Exercise instructions >> Find the lines that contain the word "chart" and copy each one.

Material provided >>
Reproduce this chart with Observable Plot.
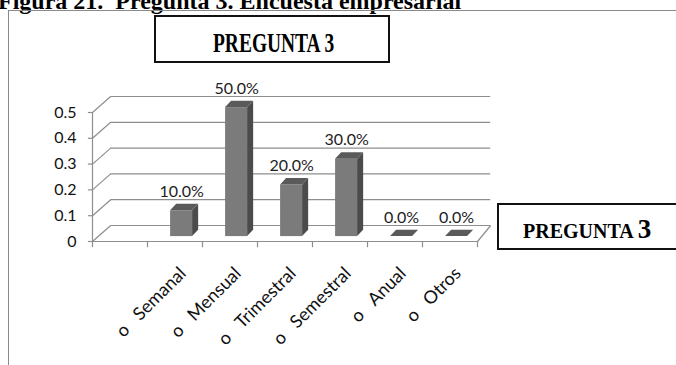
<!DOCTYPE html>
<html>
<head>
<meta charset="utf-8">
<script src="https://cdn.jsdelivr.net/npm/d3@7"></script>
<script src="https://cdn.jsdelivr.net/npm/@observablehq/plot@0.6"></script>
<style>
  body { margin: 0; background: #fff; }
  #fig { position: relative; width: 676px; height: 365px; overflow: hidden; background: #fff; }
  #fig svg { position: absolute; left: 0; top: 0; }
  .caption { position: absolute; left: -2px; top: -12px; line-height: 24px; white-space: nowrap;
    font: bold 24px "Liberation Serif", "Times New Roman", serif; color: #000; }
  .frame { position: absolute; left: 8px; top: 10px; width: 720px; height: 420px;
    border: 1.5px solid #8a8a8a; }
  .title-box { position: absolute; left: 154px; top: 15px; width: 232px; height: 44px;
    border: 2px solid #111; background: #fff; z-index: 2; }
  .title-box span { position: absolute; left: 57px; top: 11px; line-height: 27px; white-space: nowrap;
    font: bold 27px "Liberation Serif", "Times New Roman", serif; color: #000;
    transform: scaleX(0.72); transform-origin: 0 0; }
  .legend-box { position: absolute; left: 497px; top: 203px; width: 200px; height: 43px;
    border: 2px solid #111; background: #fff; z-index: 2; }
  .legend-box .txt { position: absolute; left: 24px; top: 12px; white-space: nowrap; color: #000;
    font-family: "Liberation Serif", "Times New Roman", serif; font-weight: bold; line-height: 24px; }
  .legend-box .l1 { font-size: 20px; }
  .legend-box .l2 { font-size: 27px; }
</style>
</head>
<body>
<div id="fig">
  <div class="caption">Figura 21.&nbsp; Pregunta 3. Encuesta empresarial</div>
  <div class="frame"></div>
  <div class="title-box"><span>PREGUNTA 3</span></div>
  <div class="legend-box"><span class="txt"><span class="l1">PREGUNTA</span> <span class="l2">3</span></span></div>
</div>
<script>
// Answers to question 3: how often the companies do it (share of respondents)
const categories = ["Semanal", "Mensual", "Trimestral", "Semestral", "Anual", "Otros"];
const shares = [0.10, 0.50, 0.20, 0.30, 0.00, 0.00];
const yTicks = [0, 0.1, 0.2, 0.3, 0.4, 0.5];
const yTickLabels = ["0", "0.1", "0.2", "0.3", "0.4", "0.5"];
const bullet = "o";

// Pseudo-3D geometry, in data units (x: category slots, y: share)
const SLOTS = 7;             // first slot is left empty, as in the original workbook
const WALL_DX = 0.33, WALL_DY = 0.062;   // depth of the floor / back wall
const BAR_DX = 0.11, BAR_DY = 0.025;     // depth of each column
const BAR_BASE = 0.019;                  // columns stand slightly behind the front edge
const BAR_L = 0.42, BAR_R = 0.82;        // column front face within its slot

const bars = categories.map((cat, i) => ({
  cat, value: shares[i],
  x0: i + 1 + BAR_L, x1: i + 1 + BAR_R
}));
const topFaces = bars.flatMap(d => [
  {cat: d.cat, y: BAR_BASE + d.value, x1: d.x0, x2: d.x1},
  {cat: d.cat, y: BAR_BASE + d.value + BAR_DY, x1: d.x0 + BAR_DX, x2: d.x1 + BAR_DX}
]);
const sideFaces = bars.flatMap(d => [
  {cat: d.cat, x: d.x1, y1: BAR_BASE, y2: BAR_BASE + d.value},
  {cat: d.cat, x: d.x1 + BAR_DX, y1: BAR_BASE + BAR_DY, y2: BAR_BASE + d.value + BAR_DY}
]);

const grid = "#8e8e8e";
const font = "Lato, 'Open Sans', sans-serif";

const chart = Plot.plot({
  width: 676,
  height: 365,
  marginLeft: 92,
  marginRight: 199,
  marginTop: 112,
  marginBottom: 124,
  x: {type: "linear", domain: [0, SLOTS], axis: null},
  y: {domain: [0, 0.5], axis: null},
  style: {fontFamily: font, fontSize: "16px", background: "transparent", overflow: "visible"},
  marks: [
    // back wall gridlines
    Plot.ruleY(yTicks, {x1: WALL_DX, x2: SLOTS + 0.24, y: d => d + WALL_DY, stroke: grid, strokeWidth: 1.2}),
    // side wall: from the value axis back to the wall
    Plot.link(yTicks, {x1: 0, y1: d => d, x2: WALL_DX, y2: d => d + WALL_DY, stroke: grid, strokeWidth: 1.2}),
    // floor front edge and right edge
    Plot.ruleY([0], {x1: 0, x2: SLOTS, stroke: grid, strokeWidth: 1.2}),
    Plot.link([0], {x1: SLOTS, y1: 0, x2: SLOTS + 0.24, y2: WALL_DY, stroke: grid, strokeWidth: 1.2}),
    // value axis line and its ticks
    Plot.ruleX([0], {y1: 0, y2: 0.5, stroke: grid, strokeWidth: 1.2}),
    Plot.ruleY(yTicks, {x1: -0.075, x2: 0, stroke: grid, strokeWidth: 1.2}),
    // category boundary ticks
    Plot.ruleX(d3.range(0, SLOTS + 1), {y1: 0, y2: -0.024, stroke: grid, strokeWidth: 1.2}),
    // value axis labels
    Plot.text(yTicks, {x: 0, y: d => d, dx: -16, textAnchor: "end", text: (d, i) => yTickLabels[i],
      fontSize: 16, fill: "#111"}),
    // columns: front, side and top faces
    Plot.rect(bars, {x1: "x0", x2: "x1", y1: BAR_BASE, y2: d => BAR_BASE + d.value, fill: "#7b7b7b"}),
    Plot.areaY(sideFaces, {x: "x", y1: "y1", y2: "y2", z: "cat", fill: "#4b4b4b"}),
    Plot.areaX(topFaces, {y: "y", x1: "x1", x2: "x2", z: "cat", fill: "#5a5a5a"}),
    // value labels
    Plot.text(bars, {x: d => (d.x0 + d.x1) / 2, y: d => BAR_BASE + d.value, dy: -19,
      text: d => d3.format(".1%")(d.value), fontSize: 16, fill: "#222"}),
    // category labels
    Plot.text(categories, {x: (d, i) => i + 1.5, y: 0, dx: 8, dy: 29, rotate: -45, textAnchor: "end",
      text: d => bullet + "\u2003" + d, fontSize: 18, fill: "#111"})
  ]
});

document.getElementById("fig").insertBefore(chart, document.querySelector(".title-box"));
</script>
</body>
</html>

Solution for this task >>
Reproduce this chart with Observable Plot.
const chart = Plot.plot({
document.getElementById("fig").insertBefore(chart, document.querySelector(".title-box"));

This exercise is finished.